EXPLORING MDD BEHAVIOR IN HEMATITE: WHAT CAUSES IT AND WHAT CAN WE DO WITH IT

Hematite shows potential to record thermal histories over a very wide range of temperatures through the combined (U-Th)/Ne, (U-Th)/He, and ⁴He/³He systems. A key feature that differentiates hematite from other phases used for thermochronology is that it is commonly found as a dense aggregate of crystallites that range in size from nm to um scales. This polycrystalline structure has been interpreted as the source for Multiple Diffusion Domain (MDD) behavior, which we investigate in two ways. First, physically crushing samples with previously observed highly reproducible MDD behavior alters the diffusive results by removing the largest diffusion domain.
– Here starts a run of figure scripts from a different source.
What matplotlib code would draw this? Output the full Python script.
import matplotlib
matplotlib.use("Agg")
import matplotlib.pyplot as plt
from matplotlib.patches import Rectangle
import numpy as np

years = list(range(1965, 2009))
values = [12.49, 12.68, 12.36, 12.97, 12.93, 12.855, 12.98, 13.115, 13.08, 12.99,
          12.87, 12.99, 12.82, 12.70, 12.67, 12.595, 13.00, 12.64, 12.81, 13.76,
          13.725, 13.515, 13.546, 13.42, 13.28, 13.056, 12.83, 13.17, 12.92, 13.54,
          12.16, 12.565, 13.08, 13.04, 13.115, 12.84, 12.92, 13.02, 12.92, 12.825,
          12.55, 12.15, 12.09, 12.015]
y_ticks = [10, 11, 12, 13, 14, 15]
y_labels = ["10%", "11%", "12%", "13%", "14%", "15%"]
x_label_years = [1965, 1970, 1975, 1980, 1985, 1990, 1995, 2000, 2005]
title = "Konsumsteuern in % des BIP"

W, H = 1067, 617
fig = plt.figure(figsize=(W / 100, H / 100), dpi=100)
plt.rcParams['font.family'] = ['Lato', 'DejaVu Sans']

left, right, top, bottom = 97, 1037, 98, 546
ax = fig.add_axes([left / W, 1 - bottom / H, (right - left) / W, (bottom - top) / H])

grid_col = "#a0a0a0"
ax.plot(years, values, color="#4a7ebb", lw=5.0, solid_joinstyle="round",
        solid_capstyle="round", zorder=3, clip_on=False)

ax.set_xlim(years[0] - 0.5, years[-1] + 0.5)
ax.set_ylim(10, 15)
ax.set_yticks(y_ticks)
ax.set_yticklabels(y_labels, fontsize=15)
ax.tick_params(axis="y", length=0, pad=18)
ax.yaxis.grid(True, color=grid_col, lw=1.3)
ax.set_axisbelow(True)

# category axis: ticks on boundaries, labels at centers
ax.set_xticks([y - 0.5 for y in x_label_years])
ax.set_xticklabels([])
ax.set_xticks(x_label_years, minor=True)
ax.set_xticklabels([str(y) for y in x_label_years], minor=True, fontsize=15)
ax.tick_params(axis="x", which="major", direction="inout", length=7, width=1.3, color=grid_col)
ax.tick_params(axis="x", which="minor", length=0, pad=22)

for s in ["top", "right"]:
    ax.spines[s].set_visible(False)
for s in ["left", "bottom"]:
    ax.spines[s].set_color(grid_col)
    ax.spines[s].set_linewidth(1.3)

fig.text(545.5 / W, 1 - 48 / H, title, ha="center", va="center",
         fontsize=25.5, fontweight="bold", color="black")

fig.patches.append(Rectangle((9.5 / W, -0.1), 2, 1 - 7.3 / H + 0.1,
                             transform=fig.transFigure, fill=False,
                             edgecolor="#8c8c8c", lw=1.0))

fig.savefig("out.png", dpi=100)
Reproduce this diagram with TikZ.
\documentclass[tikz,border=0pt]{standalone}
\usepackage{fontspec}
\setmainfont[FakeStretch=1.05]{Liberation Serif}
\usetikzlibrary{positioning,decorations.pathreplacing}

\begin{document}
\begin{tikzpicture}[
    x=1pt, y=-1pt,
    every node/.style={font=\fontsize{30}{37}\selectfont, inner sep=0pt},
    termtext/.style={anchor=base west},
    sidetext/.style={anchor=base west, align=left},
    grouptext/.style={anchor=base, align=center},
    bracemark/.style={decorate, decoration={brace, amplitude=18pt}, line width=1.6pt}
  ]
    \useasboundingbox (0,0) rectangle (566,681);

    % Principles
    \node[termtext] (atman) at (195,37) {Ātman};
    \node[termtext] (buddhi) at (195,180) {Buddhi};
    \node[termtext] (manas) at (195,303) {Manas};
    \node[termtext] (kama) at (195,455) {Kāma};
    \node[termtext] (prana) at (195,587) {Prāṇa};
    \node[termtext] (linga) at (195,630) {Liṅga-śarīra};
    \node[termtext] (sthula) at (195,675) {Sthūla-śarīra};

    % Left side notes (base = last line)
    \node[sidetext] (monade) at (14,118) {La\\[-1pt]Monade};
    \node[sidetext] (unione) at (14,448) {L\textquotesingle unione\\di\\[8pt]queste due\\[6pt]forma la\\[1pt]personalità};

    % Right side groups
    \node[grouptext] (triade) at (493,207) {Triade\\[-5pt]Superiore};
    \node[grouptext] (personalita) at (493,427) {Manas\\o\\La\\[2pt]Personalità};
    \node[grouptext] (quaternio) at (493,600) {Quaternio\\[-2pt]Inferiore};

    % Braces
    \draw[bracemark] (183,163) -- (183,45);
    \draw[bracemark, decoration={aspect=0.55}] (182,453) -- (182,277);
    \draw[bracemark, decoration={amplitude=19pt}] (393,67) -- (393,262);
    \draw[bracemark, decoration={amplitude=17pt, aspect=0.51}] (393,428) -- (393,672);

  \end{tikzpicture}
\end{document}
Second, a museum quality, cm-scale specular hematite sample from Minas Gerais, Brazil was confirmed to be a large single crystal through SEM and EBSD analysis. Material from this crystal was proton irradiated to produce ³He and diffusion experiments were conducted on crushed aliquots sieved to 294 and 680 µm. The single crystal aliquots showed none of the MDD behavior observed in other samples and when corrected for size, the diffusive results between the two aliquots are indistinguishable. Taken together these observations suggest that (1) MDD behavior does not occur in single crystals of hematite, and (2) the physical crystal size is the diffusion domain. Using the kinetics observed from the single crystal aliquots, we confirm that He is strongly retained in hematite with closure temperature ranging from ~60 to ~200˚C for 10 nm to 100 µm crystals. Given this wide thermal range, we explore the sensitivity of inverting the MDD data to infer thermal histories through forward models. We find that models perform very well for simple linear or isothermal cooling histories. For complex histories such as reheating, models are sensitive to the timing and temperature of maximum reheating and subsequent cooling of the most recent event, however the onset of heating or previous events are not resolved.